Investing.com - The euro ended Friday’s session lower against the U.S. dollar, coming off a three-week high as demand for the greenback was bolstered by uncertainty over whether the Federal Reserve will scale back its easing program this year.
The pair is likely to find support at 1.2932, Thursday’s low and resistance at 1.3060, Thursday’s high and a three-week high.
The University of Michigan said its consumer sentiment index rose to 84.5 in May, its highest level since July 2007, from76.4 in April and up from a preliminary estimate of 83.7.
A separate report showed that manufacturing activity in the Chicago-area improved at the fastest pace in over a year last month.
Market research group Kingsbury International said its Chicago purchasing managers’ index jumped to a seasonally adjusted 58.7 in May from a reading of 49.0 in April. Analysts expected a reading of 50.3
The robust data bolstered expectations that the Federal Reserve could begin to scale back its USD85 billion a month asset purchase program this year.
The upbeat reports came after the Commerce Department said U.S. consumer spending fell 0.2% in April, confounding expectations for a 0.2% increase, as personal income stagnated.
Meanwhile, the euro remained under pressure amid speculation on whether the European Central Bank will implement negative interest rates on deposits following the conclusion of its policy meeting next week.
Data on Friday showed that the euro zone unemployment rate rose to a record high 12.2% in April, from 12.1% in March, in line with expectations.
May inflation, meanwhile, stood at 1.4%, far below the European Central Bank's target of just below 2%.
The single currency rallied to a three-week high against the greenback on Thursday after data showed the U.S. economy grew slower-than-initially expected in the first quarter, dampening speculation over whether the Fed will unwind its easing program.
In the week ahead, market players will be focusing on the outcome of a policy meeting by the European Central Bank.
Investors will also be awaiting the release of Friday’s closely watched report on U.S. nonfarm payrolls for further hints regarding the direction of U.S. monetary policy.
Ahead of the coming week, Investing.com has compiled a list of these and other significant events likely to affect the markets.
Monday, June 3
In the euro zone, Spain and Italy are to release data on manufacturing activity.
Later in the day, the Institute of Supply Management is to release data on manufacturing activity in the U.S., a leading indicator of economic health.
Tuesday, June 4
In the euro zone, Spain is to release official data on the change in the number of people unemployed, a leading indicator of economic health.
Later in the day, the U.S. is to release data on the trade balance, the difference in value between imports and exports.
Wednesday, June 5
The euro zone is to release official data on retail sales, while Spain and Italy are to release reports on service sector activity.
Meanwhile, the U.S. is to release the ADP nonfarm payrolls report on private sector job creation, as well as government data on factory orders and crude oil stockpiles.
In addition, the Institute of Supply Management is release data on U.S. service sector activity, a leading economic indicator.
Thursday, June 6
In the euro zone, Spain and France are to hold auctions of 10-year government bonds.

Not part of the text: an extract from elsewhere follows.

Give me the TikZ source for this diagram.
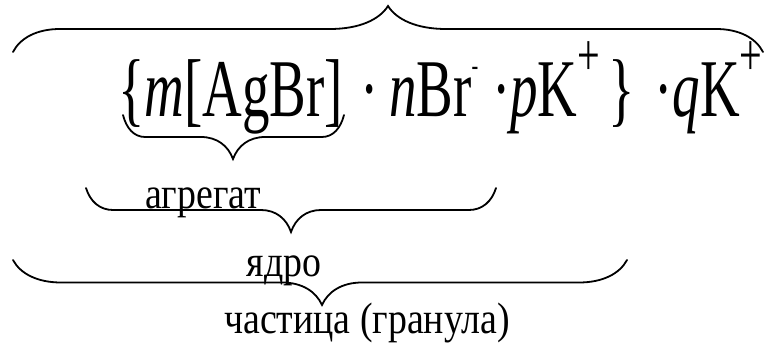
\documentclass[tikz,border=0pt]{standalone}
\usepackage{fontspec}
\setmainfont{Liberation Serif}
\newfontfamily\formfont[FakeStretch=0.67]{Liberation Serif}
\newfontfamily\lblfont[FakeStretch=0.86]{Liberation Serif}
\newcommand\ionsup[1]{\raisebox{.51em}{\fontsize{60}{60}\selectfont #1}}
\newcommand\ionminus{\raisebox{.5em}{\fontsize{30}{30}\selectfont -}}

\begin{document}
\begin{tikzpicture}[x=1pt,y=-1pt,
  brace/.style={line width=1.8pt,line cap=round},
  lbl/.style={inner sep=0pt,anchor=base,font=\lblfont\fontsize{44}{44}\selectfont}]
 \useasboundingbox (0,0) rectangle (765,344);
 \node[inner sep=0pt,anchor=base west,font=\formfont\fontsize{82}{82}\selectfont] (formula) at (118,117)
  {\{\textit{m}[AgBr]\hspace{18pt}·\hspace{10pt}\textit{n}Br\ionminus\ ·\textit{p}K\ionsup{+}\hspace{8pt}\}\hspace{20pt}·\textit{q}K\ionsup{+}};
 \foreach \xa/\xb/\y/\xt/\h/\w/\wt in
  {13/763/52/388/-23/47/58,123/344/115/233/22/22/32,86/496/188/291/22/27/30,13/627/260/322/22.5/48/40}{
  \draw[brace] (\xa,\y) .. controls ({\xa+.15*\w},{\y+.6*\h}) and ({\xa+.5*\w},{\y+\h}) .. ({\xa+\w},{\y+\h})
   -- ({\xt-\wt},{\y+\h}) .. controls ({\xt-.5*\wt},{\y+\h}) and ({\xt-.15*\wt},{\y+1.4*\h}) .. (\xt,{\y+2*\h})
   .. controls ({\xt+.15*\wt},{\y+1.4*\h}) and ({\xt+.5*\wt},{\y+\h}) .. ({\xt+\wt},{\y+\h})
   -- ({\xb-\w},{\y+\h}) .. controls ({\xb-.5*\w},{\y+\h}) and ({\xb-.15*\w},{\y+.6*\h}) .. (\xb,\y);}
 \node[lbl] (agg) at (203,209) {агрегат};
 \node[lbl] (core) at (284,277) {ядро};
 \node[lbl] (part) at (367,334) {частица (гранула)};
\end{tikzpicture}
\end{document}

Germany is to publish government data on factory orders, a leading indicator of production.
Later Thursday, the European Central Bank is to announce its benchmark interest rate. The announcement is to be followed by what will be a closely watched press conference with President Mario Draghi.
In addition, the U.S. is to release the weekly government report on initial jobless claims.
Friday, June 7
In the euro zone, Germany is to produce official data on the trade balance and industrial production, a leading economic indicator.
The U.S. is to round up the week with closely watched government data on nonfarm payrolls and the unemployment rate, as well as data on average hourly earnings.